Saturday, 26 January 2013

Confessions of a Teenage Twitcher

(*Edit. This blog was originally called Tales of a Teenage Twitcher)

It's probably not best for me to start only my second post by admitting that I have lied to you.

There I said it.

The title of this blog; "Tales of a Teenage Twitcher", may have sacrificed a grain of truth for alliteration purposes.

The truth is: I'm not a twitcher.

To those who don't understand what a "Twitcher" is, think of it like this. A twitcher is the birdwatching equivalent of a Navy SEAL. A birdwatcher that will go above and beyond their ornithological call of duty, and employ all manner of hardened tactics and experience to obtain their target. These people will travel the length of the country at the drop of a hat to catch a glimpse of the rarest visitors to our shores to tick it off their lists. These are the diehards, the best of the best.  

I am not.

Whilst I must confess to one or two bouts of twitching, these are much milder cases and must conform to my 2 strict rules:
  • The bird must be within a close range.
  • The bird must be something worth seeing ie. unusual, colourful etc.  

The only two species I have "twitched" are a Great White Egret (which was 10 miles away from my house) and a Velvet Scoter (about 5 miles away). As you can see, we aren't talking the pinnacle of dedication here.
However these encounters have often left me with a "twitch itch", most recently after seeing the Velvet Scoter in December whilst home for Christmas. I suddenly felt the need to get out and look for birds I haven't seen before to tick them off my life list. I had caught the bug. This was it. My inner twitcher was stirring. I was checking local bird sightings websites daily and was going to make full use of the insurance I had taken out on my Mum's car. A few hours getting neck ache staring at a copse of trees in the biting cold looking for a Firecrest put a stop to that particular phase.

My experiences are not even a drop in the ocean when it comes to the real world of twitching. For me to be a real twitcher would be rather impractical. Let me explain.

I don't own a car. The only time I have access car is when I'm at home and being a student means that its economically unfeasible for me to spend money filling up on petrol to chase Red Eyed Vireos round the country. Therefore the only real way for me to become a successful twitcher is by having parents, relatives or close friends that are so inclined themselves so that I can tag along. I have none of the above.

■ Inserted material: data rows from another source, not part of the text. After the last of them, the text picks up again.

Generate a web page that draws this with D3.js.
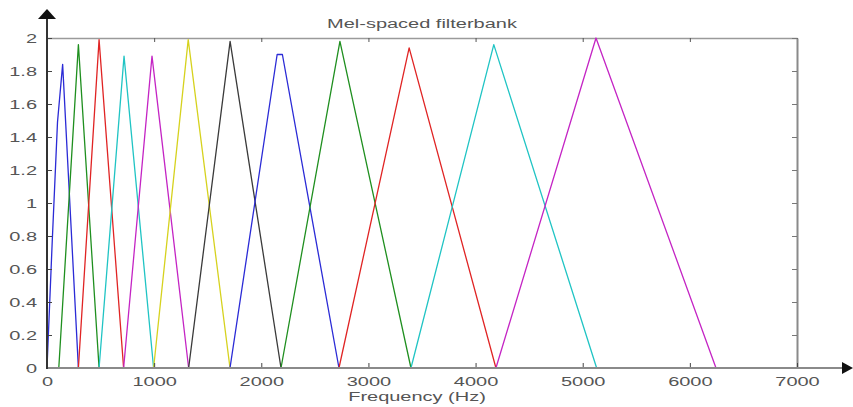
<!DOCTYPE html>
<html>
<head>
<meta charset="utf-8">
<script src="https://cdn.jsdelivr.net/npm/d3@7"></script>
<style>
  body { margin: 0; background: #fff; }
  svg { display: block; }
</style>
</head>
<body>
<div id="chart"></div>
<script>
(function() {
    'use strict';

    // filter vertices (frequency in Hz, filter gain)
    const filterFreqs = [
        [0, 49, 98, 146, 293],
        [110, 293, 486],
        [293, 486, 715],
        [486, 719, 995],
        [715, 980, 1322],
        [995, 1318, 1708],
        [1322, 1709, 2184],
        [1708, 2148, 2197, 2725],
        [2184, 2734, 3397],
        [2725, 3380, 4190],
        [3397, 4170, 5130],
        [4190, 5124, 6244]
    ];
    const filterValues = [
        [0, 0.77, 1.49, 1.84, 0],
        [0, 1.96, 0],
        [0, 1.99, 0],
        [0, 1.89, 0],
        [0, 1.89, 0],
        [0, 1.99, 0],
        [0, 1.98, 0],
        [0, 1.9, 1.9, 0],
        [0, 1.98, 0],
        [0, 1.94, 0],
        [0, 1.96, 0],
        [0, 2.0, 0]
    ];

    const xTicks = [0, 1000, 2000, 3000, 4000, 5000, 6000, 7000];
    const yTicks = [0, 0.2, 0.4, 0.6, 0.8, 1, 1.2, 1.4, 1.6, 1.8, 2];

    const title = "Mel-spaced filterbank";
    const xLabel = "Frequency (Hz)";

    // matlab default line colour order
    const colorOrder = ["#2b2bd6", "#1f8f1f", "#e02424", "#20c4c4", "#c424c4", "#d6d21e", "#3a3a3a"];

    const width = 853;
    const height = 407;

    const marginTop = 38;
    const marginRight = 56;
    const marginBottom = 39;
    const marginLeft = 47;

    const sx = 1.6; // text in the picture is stretched sideways
    const font = "'Liberation Sans', Arial, sans-serif";

    const svg = d3.select("#chart")
        .append("svg")
        .attr("width", width)
        .attr("height", height);

    // X SCALE
    const x = d3.scaleLinear()
        .domain([0, 7000])
        .range([marginLeft, width - marginRight]);

    // Y SCALE
    const y = d3.scaleLinear()
        .domain([0, 2])
        .range([height - marginBottom, marginTop]);

    // TOP + RIGHT BOX
    svg.append("g")
        .attr("transform", `translate(0, ${y(2)})`)
        .call(d3.axisTop(x).tickValues(xTicks).tickSizeInner(-4).tickSizeOuter(0).tickFormat(""))
        .call(g => g.select(".domain").attr("stroke", "#9a9a9a").attr("stroke-width", 1.5))
        .call(g => g.selectAll(".tick line").attr("stroke", "#555"));

    svg.append("g")
        .attr("transform", `translate(${x(7000)}, 0)`)
        .call(d3.axisRight(y).tickValues(yTicks).tickSizeInner(-5).tickSizeOuter(0).tickFormat(""))
        .call(g => g.select(".domain").attr("stroke", "#8a8a8a").attr("stroke-width", 2))
        .call(g => g.selectAll(".tick line").attr("stroke", "#777"));

    // FILTERS
    const line = d3.line()
        .x(d => x(d[0]))
        .y(d => y(d[1]));

    const filters = filterFreqs.map((fs, i) => fs.map((f, j) => [f, filterValues[i][j]]));

    svg.append("g")
        .selectAll("path")
        .data(filters)
        .join("path")
        .attr("d", line)
        .attr("fill", "none")
        .attr("stroke", (d, i) => colorOrder[i % colorOrder.length])
        .attr("stroke-width", 1.3)
        .attr("stroke-linejoin", "round");

    // X AXIS
    svg.append("g")
        .attr("transform", `translate(0, ${y(0)})`)
        .call(d3.axisBottom(x).tickValues(xTicks).tickSizeInner(-5).tickSizeOuter(0).tickPadding(9)
            .tickFormat(d => String(d)))
        .call(g => g.select(".domain").remove())
        .call(g => g.selectAll(".tick line").attr("stroke", "#444"))
        .selectAll("text")
        .attr("transform", `scale(${sx}, 1)`)
        .attr("fill", "#555")
        .attr("font-size", "12.5px")
        .attr("font-family", font);

    // Y AXIS
    svg.append("g")
        .attr("transform", `translate(${x(0)}, 0)`)
        .call(d3.axisLeft(y).tickValues(yTicks).tickSizeInner(-5).tickSizeOuter(0).tickFormat(d => String(d)))
        .call(g => g.select(".domain").remove())
        .call(g => g.selectAll(".tick line").attr("stroke", "#444"))
        .selectAll("text")
        .attr("x", -10 / sx)
        .attr("transform", `scale(${sx}, 1)`)
        .attr("fill", "#555")
        .attr("font-size", "12.5px")
        .attr("font-family", font);

    // axis lines with arrow heads
    const x0 = x(0), y0 = y(0);
    const xEnd = width - 11, yEnd = 9;

    svg.append("line")
        .attr("x1", x0).attr("y1", y0)
        .attr("x2", xEnd).attr("y2", y0)
        .attr("stroke", "#8a8a8a")
        .attr("stroke-width", 2);

    svg.append("line")
        .attr("x1", x0).attr("y1", y0 + 1)
        .attr("x2", x0).attr("y2", yEnd + 9)
        .attr("stroke", "#333")
        .attr("stroke-width", 2);

    svg.append("path")
        .attr("d", `M${xEnd},${y0 - 6}L${xEnd + 11},${y0}L${xEnd},${y0 + 6}Z`)
        .attr("fill", "#111");

    svg.append("path")
        .attr("d", `M${x0 - 9},${yEnd + 10}L${x0},${yEnd}L${x0 + 9},${yEnd + 10}Z`)
        .attr("fill", "#111");

    // TITLE
    svg.append("text")
        .attr("transform", `translate(${(x(0) + x(7000)) / 2}, 28) scale(${sx}, 1)`)
        .attr("text-anchor", "middle")
        .attr("fill", "#555")
        .attr("font-size", "12.5px")
        .attr("font-family", font)
        .text(title);

    // X LABEL
    svg.append("text")
        .attr("transform", `translate(${(x(0) + x(7000)) / 2 - 5}, 401) scale(${sx}, 1)`)
        .attr("text-anchor", "middle")
        .attr("fill", "#555")
        .attr("font-size", "12.5px")
        .attr("font-family", font)
        .text(xLabel);

})();
</script>
</body>
</html>
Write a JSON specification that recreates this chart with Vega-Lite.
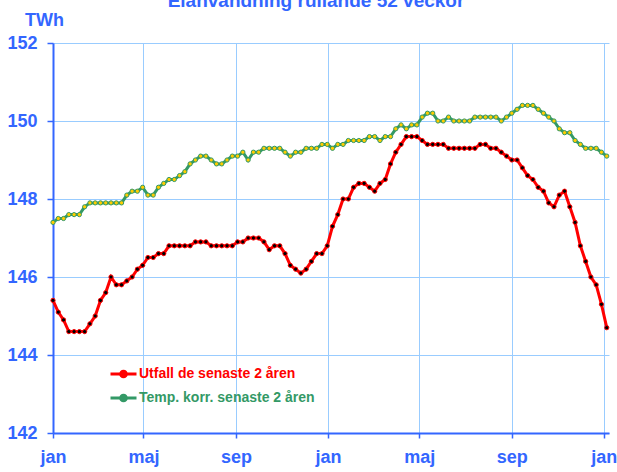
{
  "$schema": "https://vega.github.io/schema/vega-lite/v6.json",
  "autosize": "none",
  "width": 556,
  "height": 390,
  "padding": {"left": 53, "top": 43, "right": 8, "bottom": 39},
  "background": "white",
  "title": {"text": "Elanvändning rullande 52 veckor", "color": "#3366FF", "font": "Liberation Sans", "fontSize": 19, "fontWeight": "bold", "offset": 0, "dx": -15},
  "config": {"view": {"stroke": null}},
  "data": {
    "values": [
      {"d":"2011-01-01","u":145.4,"t":147.4},{"d":"2011-01-08","u":145.1,"t":147.5},{"d":"2011-01-15","u":144.9,"t":147.5},{"d":"2011-01-22","u":144.6,"t":147.6},{"d":"2011-01-29","u":144.6,"t":147.6},{"d":"2011-02-05","u":144.6,"t":147.6},{"d":"2011-02-12","u":144.6,"t":147.8},{"d":"2011-02-19","u":144.8,"t":147.9},{"d":"2011-02-26","u":145.0,"t":147.9},{"d":"2011-03-05","u":145.4,"t":147.9},
      {"d":"2011-03-12","u":145.6,"t":147.9},{"d":"2011-03-19","u":146.0,"t":147.9},{"d":"2011-03-26","u":145.8,"t":147.9},{"d":"2011-04-02","u":145.8,"t":147.9},{"d":"2011-04-09","u":145.9,"t":148.1},{"d":"2011-04-16","u":146.0,"t":148.2},{"d":"2011-04-23","u":146.2,"t":148.2},{"d":"2011-04-30","u":146.3,"t":148.3},{"d":"2011-05-07","u":146.5,"t":148.1},{"d":"2011-05-14","u":146.5,"t":148.1},
      {"d":"2011-05-21","u":146.6,"t":148.3},{"d":"2011-05-28","u":146.6,"t":148.4},{"d":"2011-06-04","u":146.8,"t":148.5},{"d":"2011-06-11","u":146.8,"t":148.5},{"d":"2011-06-18","u":146.8,"t":148.6},{"d":"2011-06-25","u":146.8,"t":148.7},{"d":"2011-07-02","u":146.8,"t":148.9},{"d":"2011-07-09","u":146.9,"t":149.0},{"d":"2011-07-16","u":146.9,"t":149.1},{"d":"2011-07-23","u":146.9,"t":149.1},
      {"d":"2011-07-30","u":146.8,"t":149.0},{"d":"2011-08-06","u":146.8,"t":148.9},{"d":"2011-08-13","u":146.8,"t":148.9},{"d":"2011-08-20","u":146.8,"t":149.0},{"d":"2011-08-27","u":146.8,"t":149.1},{"d":"2011-09-03","u":146.9,"t":149.1},{"d":"2011-09-10","u":146.9,"t":149.2},{"d":"2011-09-17","u":147.0,"t":149.0},{"d":"2011-09-24","u":147.0,"t":149.2},{"d":"2011-10-01","u":147.0,"t":149.2},
      {"d":"2011-10-08","u":146.9,"t":149.3},{"d":"2011-10-15","u":146.7,"t":149.3},{"d":"2011-10-22","u":146.8,"t":149.3},{"d":"2011-10-29","u":146.8,"t":149.3},{"d":"2011-11-05","u":146.6,"t":149.2},{"d":"2011-11-12","u":146.3,"t":149.1},{"d":"2011-11-19","u":146.2,"t":149.2},{"d":"2011-11-26","u":146.1,"t":149.2},{"d":"2011-12-03","u":146.2,"t":149.3},{"d":"2011-12-10","u":146.4,"t":149.3},
      {"d":"2011-12-17","u":146.6,"t":149.3},{"d":"2011-12-24","u":146.6,"t":149.4},{"d":"2011-12-31","u":146.8,"t":149.4},{"d":"2012-01-07","u":147.3,"t":149.3},{"d":"2012-01-14","u":147.6,"t":149.4},{"d":"2012-01-21","u":148.0,"t":149.4},{"d":"2012-01-28","u":148.0,"t":149.5},{"d":"2012-02-04","u":148.3,"t":149.5},{"d":"2012-02-11","u":148.4,"t":149.5},{"d":"2012-02-18","u":148.4,"t":149.5},
      {"d":"2012-02-25","u":148.3,"t":149.6},{"d":"2012-03-03","u":148.2,"t":149.6},{"d":"2012-03-10","u":148.4,"t":149.5},{"d":"2012-03-17","u":148.5,"t":149.6},{"d":"2012-03-24","u":148.9,"t":149.6},{"d":"2012-03-31","u":149.2,"t":149.8},{"d":"2012-04-07","u":149.4,"t":149.9},{"d":"2012-04-14","u":149.6,"t":149.8},{"d":"2012-04-21","u":149.6,"t":149.9},{"d":"2012-04-28","u":149.6,"t":149.9},
      {"d":"2012-05-05","u":149.5,"t":150.1},{"d":"2012-05-12","u":149.4,"t":150.2},{"d":"2012-05-19","u":149.4,"t":150.2},{"d":"2012-05-26","u":149.4,"t":150.0},{"d":"2012-06-02","u":149.4,"t":150.0},{"d":"2012-06-09","u":149.3,"t":150.1},{"d":"2012-06-16","u":149.3,"t":150.0},{"d":"2012-06-23","u":149.3,"t":150.0},{"d":"2012-06-30","u":149.3,"t":150.0},{"d":"2012-07-07","u":149.3,"t":150.0},
      {"d":"2012-07-14","u":149.3,"t":150.1},{"d":"2012-07-21","u":149.4,"t":150.1},{"d":"2012-07-28","u":149.4,"t":150.1},{"d":"2012-08-04","u":149.3,"t":150.1},{"d":"2012-08-11","u":149.3,"t":150.1},{"d":"2012-08-18","u":149.2,"t":150.0},{"d":"2012-08-25","u":149.1,"t":150.1},{"d":"2012-09-01","u":149.0,"t":150.2},{"d":"2012-09-08","u":149.0,"t":150.3},{"d":"2012-09-15","u":148.8,"t":150.4},
      {"d":"2012-09-22","u":148.6,"t":150.4},{"d":"2012-09-29","u":148.5,"t":150.4},{"d":"2012-10-06","u":148.3,"t":150.3},{"d":"2012-10-13","u":148.2,"t":150.2},{"d":"2012-10-20","u":147.9,"t":150.1},{"d":"2012-10-27","u":147.8,"t":150.0},{"d":"2012-11-03","u":148.1,"t":149.8},{"d":"2012-11-10","u":148.2,"t":149.7},{"d":"2012-11-17","u":147.8,"t":149.7},{"d":"2012-11-24","u":147.4,"t":149.5},
      {"d":"2012-12-01","u":146.8,"t":149.4},{"d":"2012-12-08","u":146.4,"t":149.3},{"d":"2012-12-15","u":146.0,"t":149.3},{"d":"2012-12-22","u":145.8,"t":149.3},{"d":"2012-12-29","u":145.3,"t":149.2},{"d":"2013-01-05","u":144.7,"t":149.1}
    ],
    "format": {"parse": {"d": "date:'%Y-%m-%d'"}}
  },
  "transform": [{"fold": ["u", "t"], "as": ["k", "v"]}],
  "encoding": {
    "x": {
      "field": "d", "type": "temporal",
      "scale": {"domain": [{"year": 2011, "month": 1, "date": 1}, {"year": 2013, "month": 1, "date": 8}]},
      "axis": {
        "title": null,
        "values": [
          {"year": 2011, "month": 1, "date": 1}, {"year": 2011, "month": 5, "date": 1}, {"year": 2011, "month": 9, "date": 1},
          {"year": 2012, "month": 1, "date": 1}, {"year": 2012, "month": 5, "date": 1}, {"year": 2012, "month": 9, "date": 1},
          {"year": 2013, "month": 1, "date": 1}
        ],
        "labelExpr": "['jan','feb','mar','apr','maj','jun','jul','aug','sep','okt','nov','dec'][month(datum.value)]",
        "grid": true, "gridColor": "#99CCFF", "gridWidth": 1,
        "domainColor": "#3366FF", "domainWidth": 2,
        "tickColor": "#3366FF", "tickSize": 5, "tickWidth": 1.5,
        "labelColor": "#3366FF", "labelFont": "Liberation Sans", "labelFontSize": 18, "labelFontWeight": "bold",
        "labelPadding": 10, "labelFlush": false, "labelOverlap": false
      }
    },
    "y": {
      "field": "v", "type": "quantitative",
      "scale": {"domain": [142, 152], "nice": false, "zero": false},
      "axis": {
        "values": [142, 144, 146, 148, 150, 152],
        "title": "TWh", "titleAngle": 0, "titleX": -9, "titleY": -18, "titleAlign": "center", "titleBaseline": "alphabetic",
        "titleColor": "#3366FF", "titleFont": "Liberation Sans", "titleFontSize": 18, "titleFontWeight": "bold",
        "grid": true, "gridColor": "#99CCFF", "gridWidth": 1,
        "domainColor": "#3366FF", "domainWidth": 2,
        "tickColor": "#3366FF", "tickSize": 6, "tickWidth": 1.5,
        "labelColor": "#3366FF", "labelFont": "Liberation Sans", "labelFontSize": 18, "labelFontWeight": "bold",
        "labelPadding": 10
      }
    }
  },
  "layer": [
    {
      "mark": {"type": "line", "strokeWidth": 3},
      "encoding": {
        "stroke": {
          "field": "k", "type": "nominal",
          "scale": {"domain": ["u", "t"], "range": ["#FF0000", "#339966"]},
          "legend": {
            "orient": "none", "legendX": 56, "legendY": 323, "title": null,
            "symbolType": "M-1,0L3,0M0.56,0A0.44,0.44,0,1,1,1.44,0A0.44,0.44,0,1,1,0.56,0Z",
            "symbolSize": 169, "symbolStrokeWidth": 3,
            "labelFont": "Liberation Sans", "labelFontSize": 14, "labelFontWeight": "bold", "labelLimit": 0,
            "labelExpr": "datum.value == 'u' ? 'Utfall de senaste 2 åren' : 'Temp. korr. senaste 2 åren'",
            "rowPadding": 6, "labelOffset": 14,
            "encode": {
              "labels": {"update": {"fill": {"signal": "datum.value == 'u' ? '#FF0000' : '#339966'"}}},
              "symbols": {"update": {"fill": {"signal": "datum.value == 'u' ? '#000000' : '#FFCC00'"}}}
            }
          }
        }
      }
    },
    {
      "mark": {"type": "point", "filled": false, "shape": "circle", "size": 18, "strokeWidth": 1, "opacity": 1},
      "encoding": {
        "stroke": {"field": "k", "type": "nominal", "legend": null},
        "fill": {"field": "k", "type": "nominal", "scale": {"domain": ["u", "t"], "range": ["#000000", "#FFCC00"]}, "legend": null}
      }
    }
  ]
}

Thinking about it, perhaps if my parents had been keen twitchers I wouldn't be writing this blog and may have no interest in birds at all. Imagine being a child (it shouldn't be too hard, we've all been there) and constantly getting carted around the country only to be shown, with great excitement by your parents, a little brown sparrow-esque bird on a windswept headland that looks no different to the ones you see everyday at home. I think I'd need a psychotherapist at the mere sight of anything with feathers.

In all seriousness I'm happy to look at the birds around me, no matter what they are. I'm just as fascinated watching the behaviour of Jays in Meanwood Park or House Sparrows on the bird feeders as I was seeing that Velvet Scoter or Great White Egret. That's the joy of nature, its about getting what you want out of it and enjoying it any way and every way you wish. 

That's not to say I'll never become a twitcher. I may one day dabble in this darkest of ornithological arts. On some days the idea very much appeals to me, on others it sounds pure ludicrous. Who knows?

So there we have it. My confession. I hope your not too sour about the whole twitching title thing.

Lets be honest “Tales of a Teenage Birdwatcher” just doesn't have the same ring to it.